Some games are meant to be lighthearted fun. The Green Glass Door is one of them. A word game where players guess what they can “bring” or “take” based on a hidden rule, it’s usually just an exercise in cleverness, laughter, and patience. But what if someone took this harmless game and twisted it into something dark, intense, and life-or-death?
Imagine it as a challenge in a future season of Squid Game, or even a trap in a Saw movie. The rules stay the same at the core—but the stakes would be much, much higher.
The Setup
A group of contestants is gathered in a stark, ominous room. A voice echoes:
“You may pass through the Green Glass Door… if you bring the correct item.”
A massive green-glowing doorway looms ahead. The catch? If a contestant chooses an incorrect item, the door won’t open—and something terrible happens. Maybe the room floods a little more with each wrong answer. Maybe the floor starts collapsing. Maybe it’s Saw-style punishment: a sharp mechanism or a trap triggered by failure.
The Twist
In the original parlor game, the “leader” is the one who knows the secret rule. But in this twisted version, maybe no one knows the rule at first. Or worse—one contestant secretly knows and must guide (or mislead) the others. Do they help everyone survive, or sabotage to eliminate rivals?

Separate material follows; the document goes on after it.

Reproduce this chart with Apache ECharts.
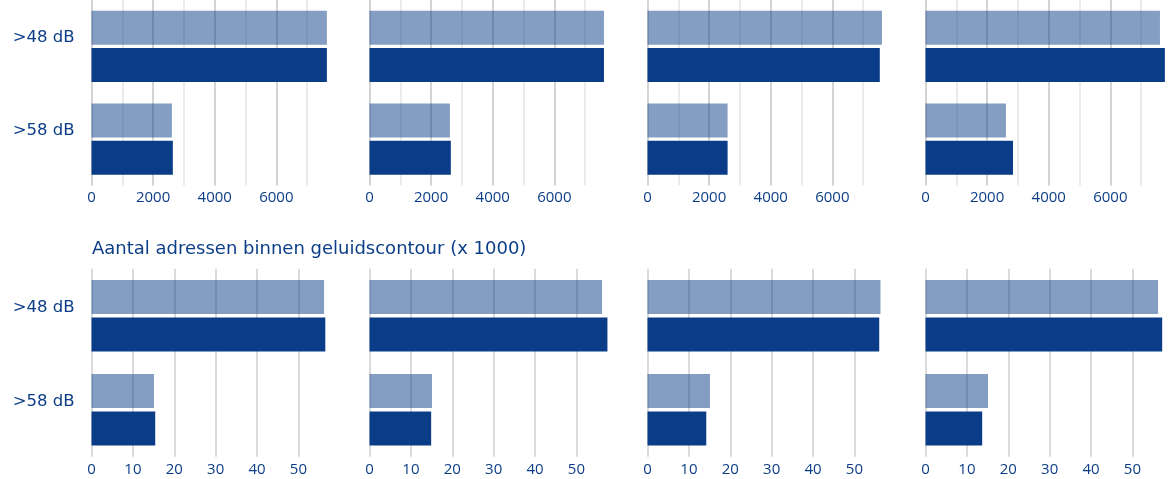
<!DOCTYPE html>
<html>
<head>
<meta charset="utf-8">
<script src="https://cdn.jsdelivr.net/npm/echarts@6/dist/echarts.min.js"></script>
<style>
  html, body { margin: 0; padding: 0; background: #ffffff; }
  #chart { width: 1176px; height: 479px; }
</style>
</head>
<body>
<div id="chart"></div>
<script>
// Noise-contour categories (shared by every panel)
const categories = ['>48 dB', '>58 dB'];

// Top row: surface per contour, four scenarios (light = reference, dark = variant)
const areaLight = [
  [7640, 2610],
  [7610, 2610],
  [7610, 2600],
  [7610, 2610]
];
const areaDark = [
  [7640, 2640],
  [7610, 2640],
  [7540, 2600],
  [7770, 2840]
];

// Bottom row: number of addresses inside the contour (x 1000)
const addrLight = [
  [56.2, 15.1],
  [56.2, 15.1],
  [56.3, 15.1],
  [56.2, 15.1]
];
const addrDark = [
  [56.5, 15.4],
  [57.5, 14.9],
  [56.0, 14.2],
  [57.2, 13.7]
];

const bottomTitle = 'Aantal adressen binnen geluidscontour (x 1000)';

const TEXT = '#0c3e87';
const DARK = '#0a3c87';
const TICK_FONT = '"Open Sans", "Noto Sans", sans-serif';
const LABEL_FONT = '"DejaVu Sans", "Open Sans", sans-serif';

const rows = [
  { light: areaLight, dark: areaDark, top: -2.5, max: 7790, interval: 1000, labelStep: 2000,
    lineColors: ['#d4d4d4', '#ebebeb'] },
  { light: addrLight, dark: addrDark, top: 268.8, max: 58, interval: 10, labelStep: 10,
    lineColors: ['#dbdbdb'] }
];

const grid = [], xAxis = [], yAxis = [], series = [];
rows.forEach((row, r) => {
  for (let c = 0; c < 4; c++) {
    const idx = grid.length;
    grid.push({ left: 91.5 + 278 * c, top: row.top, width: 240, height: 188 });
    xAxis.push({
      type: 'value', gridIndex: idx, min: 0, max: row.max, interval: row.interval,
      axisLine: { show: false }, axisTick: { show: false },
      axisLabel: {
        color: TEXT, fontFamily: TICK_FONT, fontSize: 15, margin: 5, showMaxLabel: false,
        formatter: v => (v % row.labelStep === 0 ? String(v) : '')
      },
      splitLine: { show: true, showMaxLine: false, lineStyle: { color: row.lineColors, width: 2 } }
    });
    yAxis.push({
      type: 'category', gridIndex: idx, data: categories, inverse: true,
      axisLine: { show: false }, axisTick: { show: false }, splitLine: { show: false },
      axisLabel: {
        show: c === 0, color: TEXT, fontFamily: LABEL_FONT, fontSize: 16.5, margin: 17,
        verticalAlign: 'bottom'
      }
    });
    series.push({
      type: 'bar', xAxisIndex: idx, yAxisIndex: idx, data: row.light[c],
      barWidth: 34, barGap: '10%',
      itemStyle: { color: DARK, opacity: 0.5 }
    });
    series.push({
      type: 'bar', xAxisIndex: idx, yAxisIndex: idx, data: row.dark[c],
      barWidth: 34, barGap: '10%',
      itemStyle: { color: DARK }
    });
  }
});

const chart = echarts.init(document.getElementById('chart'), null, { renderer: 'canvas' });
chart.setOption({
  animation: false,
  backgroundColor: '#ffffff',
  title: {
    text: bottomTitle, left: 92, top: 240, padding: 0,
    textStyle: { color: TEXT, fontFamily: LABEL_FONT, fontSize: 18, fontWeight: 'normal' }
  },
  grid, xAxis, yAxis, series
});
</script>
</body>
</html>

The rules themselves could be as cruel or as tricky as the writers wanted:
- Only objects with double letters in their name pass through.
- Only living beings can go through.
- Only items containing a certain hidden symbol are accepted.
The tension comes not just from figuring it out, but from watching people break down under the pressure of knowing one wrong answer could mean death.
Why It Works
It would fit Squid Game’s themes perfectly: a children’s or simple game made sinister, twisted by desperation and greed. And it would work in Saw because of the psychological torment—forcing people to think creatively under horrifying stakes. The suspense isn’t just in the game itself, but in the human drama: who figures it out, who panics, who betrays the group, who gets sacrificed.
Final Thoughts
The Green Glass Door will probably stay the harmless parlor game it’s always been—but imagining it as a survival-horror spectacle shows just how easily something innocent can be flipped into nightmare fuel. And honestly? If Netflix or Lionsgate ever went there, I’d be the first to watch.